## Description of the task:
Check every line of the material below for the string "matplotlib", and return the ones that have it.

:::

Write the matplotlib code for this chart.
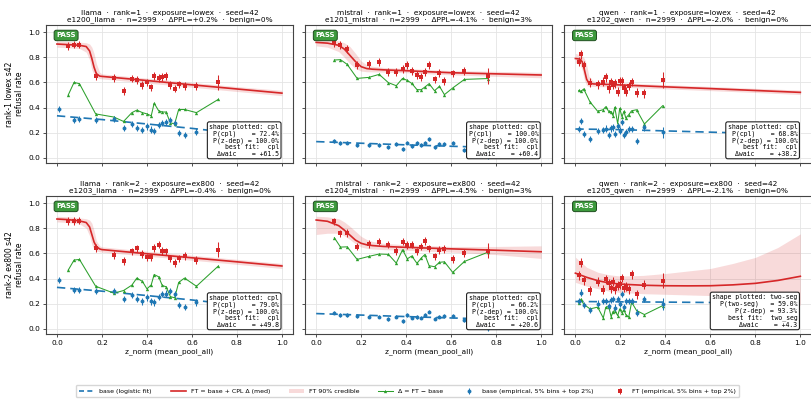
import numpy as np
import matplotlib
matplotlib.use("Agg")
import matplotlib.pyplot as plt
from matplotlib.lines import Line2D
from matplotlib.patches import Patch

plt.rcParams["font.family"] = "DejaVu Sans"

BLUE = "#1f77b4"
RED = "#d62728"
GREEN = "#2ca02c"

# ---- binned empirical rates (5% bins + top 2%) ----
llama_z = [0.05, 0.076, 0.10, 0.172, 0.253, 0.296, 0.333, 0.355, 0.38, 0.40, 0.419,
           0.432, 0.452, 0.468, 0.485, 0.504, 0.523, 0.541, 0.567, 0.62, 0.717]
llama_base_z = [0.008, 0.076, 0.10, 0.172, 0.253, 0.296, 0.333, 0.355, 0.38, 0.40, 0.419,
                0.432, 0.452, 0.468, 0.485, 0.504, 0.523, 0.541, 0.567, 0.62, 0.717]
llama1_ft = [0.89, 0.90, 0.90, 0.65, 0.635, 0.53, 0.63, 0.62, 0.58, 0.60, 0.56,
             0.65, 0.635, 0.645, 0.65, 0.58, 0.55, 0.585, 0.57, 0.57, 0.60]
llama1_base = [0.39, 0.30, 0.31, 0.30, 0.31, 0.24, 0.27, 0.24, 0.22, 0.25, 0.225,
               0.215, 0.26, 0.28, 0.285, 0.30, 0.28, 0.20, 0.185, 0.21, 0.135]
llama2_ft = [0.855, 0.855, 0.86, 0.642, 0.587, 0.541, 0.616, 0.64, 0.595, 0.568, 0.568,
             0.642, 0.669, 0.621, 0.616, 0.56, 0.523, 0.56, 0.579, 0.549, 0.629]
llama2_base = [0.388, 0.308, 0.308, 0.303, 0.303, 0.236, 0.268, 0.236, 0.218, 0.25, 0.218,
               0.21, 0.255, 0.276, 0.281, 0.303, 0.276, 0.191, 0.175, 0.21, 0.13]

mistral_z = [0.081, 0.108, 0.138, 0.182, 0.234, 0.280, 0.321, 0.356, 0.384, 0.405, 0.425,
             0.448, 0.467, 0.483, 0.502, 0.526, 0.548, 0.570, 0.607, 0.659, 0.766]
mistral1_ft = [0.915, 0.897, 0.865, 0.738, 0.746, 0.764, 0.685, 0.685, 0.706, 0.738, 0.69,
               0.659, 0.645, 0.685, 0.738, 0.624, 0.677, 0.611, 0.672, 0.69, 0.651]
mistral1_base = [0.137, 0.116, 0.122, 0.106, 0.106, 0.10, 0.087, 0.111, 0.074, 0.122, 0.098,
                 0.116, 0.103, 0.122, 0.148, 0.09, 0.108, 0.108, 0.116, 0.066, 0.02]
mistral2_ft = [0.854, 0.759, 0.763, 0.653, 0.674, 0.693, 0.669, 0.621, 0.693, 0.666, 0.669,
               0.616, 0.653, 0.70, 0.64, 0.576, 0.627, 0.634, 0.555, 0.603, 0.621]
mistral2_base = [0.13, 0.109, 0.111, 0.101, 0.098, 0.098, 0.077, 0.098, 0.064, 0.109, 0.09,
                 0.095, 0.09, 0.109, 0.138, 0.082, 0.098, 0.101, 0.106, 0.067, 0.01]

qwen_z = [0.015, 0.025, 0.037, 0.065, 0.099, 0.124, 0.135, 0.148, 0.159, 0.167, 0.175,
          0.188, 0.197, 0.207, 0.216, 0.224, 0.237, 0.25, 0.272, 0.307, 0.388]
qwen1_ft = [0.764, 0.825, 0.738, 0.598, 0.585, 0.606, 0.64, 0.553, 0.603, 0.579, 0.593,
            0.526, 0.611, 0.611, 0.553, 0.526, 0.571, 0.603, 0.518, 0.513, 0.619]
qwen1_base = [0.228, 0.296, 0.19, 0.153, 0.214, 0.222, 0.233, 0.183, 0.235, 0.243, 0.19,
              0.254, 0.217, 0.283, 0.183, 0.209, 0.228, 0.228, 0.135, 0.243, 0.204]
qwen2_ft = [0.427, 0.525, 0.387, 0.308, 0.374, 0.31, 0.395, 0.361, 0.324, 0.374, 0.316,
            0.342, 0.356, 0.404, 0.329, 0.337, 0.316, 0.435, 0.276, 0.35, 0.382]
qwen2_base = [0.223, 0.289, 0.191, 0.149, 0.201, 0.223, 0.223, 0.183, 0.228, 0.236, 0.17,
              0.236, 0.197, 0.276, 0.175, 0.223, 0.223, 0.223, 0.13, 0.236, 0.197]

# error bar half-widths: (ft, base, ft top bin, base top bin)
llama_err = (0.03, 0.025, 0.06, 0.04)
mistral_err = (0.03, 0.015, 0.06, 0.03)
qwen_err = (0.035, 0.025, 0.06, 0.045)

# ---- posterior fits ----
fit_base_z = [0.0, 0.2, 0.4, 0.6, 0.8, 1.0]
llama1_base_fit = [0.335, 0.305, 0.27, 0.235, 0.195, 0.16]
llama2_base_fit = [0.33, 0.30, 0.265, 0.23, 0.19, 0.155]
mistral1_base_fit = [0.13, 0.117, 0.104, 0.093, 0.083, 0.075]
mistral2_base_fit = [0.122, 0.11, 0.098, 0.087, 0.078, 0.07]
qwen1_base_fit = [0.23, 0.225, 0.215, 0.205, 0.195, 0.185]
qwen2_base_fit = [0.218, 0.215, 0.213, 0.21, 0.208, 0.205]

llama_fit_z = [0, 0.05, 0.10, 0.13, 0.145, 0.155, 0.165, 0.175, 0.19, 0.2, 0.4, 0.6, 0.8, 1.0]
llama1_fit = [0.905, 0.90, 0.895, 0.885, 0.85, 0.79, 0.72, 0.67, 0.65, 0.648, 0.615, 0.581, 0.548, 0.515]
llama1_lo = [0.88, 0.875, 0.87, 0.84, 0.78, 0.70, 0.66, 0.64, 0.63, 0.628, 0.595, 0.562, 0.528, 0.495]
llama1_hi = [0.93, 0.925, 0.92, 0.915, 0.905, 0.88, 0.83, 0.75, 0.68, 0.668, 0.634, 0.60, 0.567, 0.537]
llama2_fit = [0.873, 0.868, 0.858, 0.845, 0.81, 0.75, 0.69, 0.655, 0.635, 0.63, 0.597, 0.565, 0.533, 0.50]
llama2_lo = [0.85, 0.845, 0.835, 0.80, 0.74, 0.67, 0.635, 0.62, 0.612, 0.61, 0.578, 0.546, 0.513, 0.48]
llama2_hi = [0.895, 0.89, 0.882, 0.875, 0.865, 0.84, 0.78, 0.70, 0.66, 0.652, 0.617, 0.585, 0.553, 0.52]

mistral_fit_z = [0, 0.05, 0.1, 0.125, 0.15, 0.175, 0.2, 0.225, 0.25, 0.3, 0.4, 0.6, 0.8, 1.0]
mistral1_fit = [0.918, 0.912, 0.895, 0.865, 0.815, 0.765, 0.725, 0.71, 0.705, 0.70, 0.693, 0.677, 0.668, 0.659]
mistral1_lo = [0.89, 0.88, 0.845, 0.80, 0.75, 0.71, 0.69, 0.685, 0.684, 0.682, 0.677, 0.66, 0.648, 0.637]
mistral1_hi = [0.945, 0.94, 0.93, 0.915, 0.885, 0.83, 0.77, 0.74, 0.728, 0.719, 0.71, 0.694, 0.688, 0.68]
mistral2_fit = [0.865, 0.855, 0.82, 0.785, 0.745, 0.705, 0.68, 0.668, 0.662, 0.655, 0.648, 0.636, 0.625, 0.613]
mistral2_lo = [0.75, 0.76, 0.76, 0.74, 0.71, 0.675, 0.65, 0.64, 0.635, 0.63, 0.625, 0.61, 0.59, 0.56]
mistral2_hi = [0.895, 0.89, 0.875, 0.85, 0.815, 0.775, 0.735, 0.71, 0.695, 0.68, 0.668, 0.655, 0.655, 0.66]

qwen1_fit_z = [0, 0.02, 0.03, 0.04, 0.05, 0.06, 0.08, 0.1, 0.2, 0.4, 0.6, 0.8, 1.0]
qwen1_fit = [0.79, 0.785, 0.765, 0.70, 0.625, 0.595, 0.588, 0.587, 0.58, 0.565, 0.551, 0.536, 0.521]
qwen1_lo = [0.755, 0.745, 0.70, 0.62, 0.575, 0.57, 0.568, 0.567, 0.562, 0.549, 0.535, 0.52, 0.504]
qwen1_hi = [0.83, 0.82, 0.81, 0.79, 0.74, 0.65, 0.61, 0.605, 0.598, 0.582, 0.568, 0.553, 0.539]

qwen2_fit_z = [0, 0.05, 0.1, 0.15, 0.2, 0.3, 0.4, 0.5, 0.6, 0.7, 0.8, 0.9, 1.0]
qwen2_fit = [0.443, 0.41, 0.383, 0.365, 0.356, 0.347, 0.343, 0.342, 0.343, 0.35, 0.362, 0.385, 0.418]
qwen2_lo = [0.37, 0.34, 0.32, 0.30, 0.29, 0.28, 0.275, 0.27, 0.265, 0.255, 0.24, 0.22, 0.19]
qwen2_hi = [0.57, 0.49, 0.45, 0.43, 0.42, 0.425, 0.44, 0.46, 0.48, 0.52, 0.568, 0.647, 0.755]

# ---- panel text ----
models = ["llama", "mistral", "qwen"]
exposures = ["lowex", "ex800"]
run_ids = [["e1200", "e1201", "e1202"], ["e1203", "e1204", "e1205"]]
dppl = [["+0.2", "-4.1", "-2.0"], ["-0.4", "-4.5", "-2.1"]]
benign = [["0", "3", "0"], ["0", "3", "0"]]
shape = [["cpl", "cpl", "cpl"], ["cpl", "cpl", "two-seg"]]
best_fit = [["cpl", "cpl", "cpl"], ["cpl", "cpl", "two_seg"]]
p_shape = [[72.4, 100.0, 68.8], [79.0, 66.2, 59.0]]
p_zdep = [[100.0, 100.0, 100.0], [100.0, 100.0, 93.3]]
dwaic = [[61.5, 60.4, 38.2], [49.8, 20.6, 4.3]]

panels = [
    [(llama_z, llama_base_z, llama1_ft, llama1_base, llama_err,
      llama_fit_z, llama1_fit, llama1_lo, llama1_hi, llama1_base_fit),
     (mistral_z, mistral_z, mistral1_ft, mistral1_base, mistral_err,
      mistral_fit_z, mistral1_fit, mistral1_lo, mistral1_hi, mistral1_base_fit),
     (qwen_z, qwen_z, qwen1_ft, qwen1_base, qwen_err,
      qwen1_fit_z, qwen1_fit, qwen1_lo, qwen1_hi, qwen1_base_fit)],
    [(llama_z, llama_base_z, llama2_ft, llama2_base, llama_err,
      llama_fit_z, llama2_fit, llama2_lo, llama2_hi, llama2_base_fit),
     (mistral_z, mistral_z, mistral2_ft, mistral2_base, mistral_err,
      mistral_fit_z, mistral2_fit, mistral2_lo, mistral2_hi, mistral2_base_fit),
     (qwen_z, qwen_z, qwen2_ft, qwen2_base, qwen_err,
      qwen2_fit_z, qwen2_fit, qwen2_lo, qwen2_hi, qwen2_base_fit)],
]

fig, axes = plt.subplots(2, 3, figsize=(8.12, 3.99), dpi=100, sharex=True, sharey=True)
fig.subplots_adjust(left=0.0563, right=0.9995, top=0.937, bottom=0.163, wspace=0.0475, hspace=0.24)

for r in range(2):
    for c in range(3):
        ax = axes[r, c]
        z, bz, ft, base, err, fz, fit, lo, hi, bfit = panels[r][c]
        n = len(z)
        ft_err = [err[0]] * (n - 1) + [err[2]]
        base_err = [err[1]] * (n - 1) + [err[3]]

        ax.fill_between(fz, lo, hi, color=RED, alpha=0.17, lw=0, zorder=1)
        ax.plot(fz, fit, color=RED, lw=1.2, zorder=3)
        ax.plot(fit_base_z, bfit, color=BLUE, lw=1.2, ls=(0, (5, 3)), zorder=3)
        delta = np.array(ft) - np.array(base)
        ax.plot(z, delta, color=GREEN, lw=0.75, marker="^", ms=2.4, mew=0, zorder=4)
        eb_base = ax.errorbar(bz, base, yerr=base_err, fmt="o", ms=2.8, mew=0, color=BLUE,
                              elinewidth=0.75, capsize=0, zorder=5)
        eb_ft = ax.errorbar(z, ft, yerr=ft_err, fmt="s", ms=2.6, mew=0, color=RED,
                            elinewidth=0.75, capsize=0, zorder=5)

        ax.set_xlim(-0.05, 1.05)
        ax.set_ylim(-0.04, 1.055)
        ax.set_xticks([0, 0.2, 0.4, 0.6, 0.8, 1.0])
        ax.set_yticks([0, 0.2, 0.4, 0.6, 0.8, 1.0])
        ax.grid(True, color="#e4e4e4", lw=0.6)
        ax.set_axisbelow(True)
        ax.tick_params(labelsize=5.3, length=2.5, width=0.6, color="#333333", pad=1.5)
        for sp in ax.spines.values():
            sp.set_color("#444444")
            sp.set_linewidth(0.8)

        m = models[c]
        ax.set_title(f"{m}  ·  rank={r + 1}  ·  exposure={exposures[r]}  ·  seed=42\n"
                     f"{run_ids[r][c]}_{m}  ·  n=2999  ·  ΔPPL={dppl[r][c]}%  ·  benign={benign[r][c]}%",
                     fontsize=5.3, pad=2.5, linespacing=1.15)

        ax.text(0.043, 0.947, "PASS", transform=ax.transAxes, ha="left", va="top",
                fontsize=5.0, fontweight="bold", color="white", zorder=10,
                bbox=dict(boxstyle="round,pad=0.32", fc="#3d9a3d", ec="#1f4f1f", lw=0.7))

        lab = f"P({shape[r][c]})"
        lab = lab.ljust(max(10, len(lab) + 3))
        box = (f"shape plotted: {shape[r][c]}\n"
               f"{lab}= {p_shape[r][c]:.1f}%\n"
               f"P(z-dep) = {p_zdep[r][c]:.1f}%\n"
               f"best fit:  {best_fit[r][c]}\n"
               f"Δwaic    = {dwaic[r][c]:+.1f}")
        ax.text(0.943, 0.045, box, transform=ax.transAxes, ha="right", va="bottom",
                multialignment="right", family="DejaVu Sans Mono", fontsize=4.7,
                linespacing=1.1, zorder=10,
                bbox=dict(boxstyle="round,pad=0.3", fc="white", ec="#222222", lw=0.8))

        if r == 1:
            ax.set_xlabel("z_norm (mean_pool_all)", fontsize=5.3, labelpad=2)
    axes[r, 0].set_ylabel(f"rank-{r + 1} {exposures[r]} s42\nrefusal rate", fontsize=5.5, labelpad=3)

handles = [
    Line2D([], [], color=BLUE, lw=1.2, ls=(0, (3, 2))),
    Line2D([], [], color=RED, lw=1.2),
    Patch(facecolor=RED, alpha=0.17, lw=0),
    Line2D([], [], color=GREEN, lw=0.75, marker="^", ms=2.4, mew=0),
    eb_base,
    eb_ft,
]
labels = ["base (logistic fit)", "FT = base + CPL Δ (med)", "FT 90% credible",
          "Δ = FT − base", "base (empirical, 5% bins + top 2%)", "FT (empirical, 5% bins + top 2%)"]
fig.legend(handles, labels, loc="lower center", bbox_to_anchor=(0.502, -0.004), ncol=6,
           fontsize=4.5, frameon=True, edgecolor="#cccccc", fancybox=True,
           handlelength=2.4, columnspacing=3.0, borderpad=0.55)

fig.savefig("out.png", dpi=100)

:::

## Correct answer:
Write the matplotlib code for this chart.
import matplotlib
matplotlib.use("Agg")
import matplotlib.pyplot as plt
from matplotlib.lines import Line2D
from matplotlib.patches import Patch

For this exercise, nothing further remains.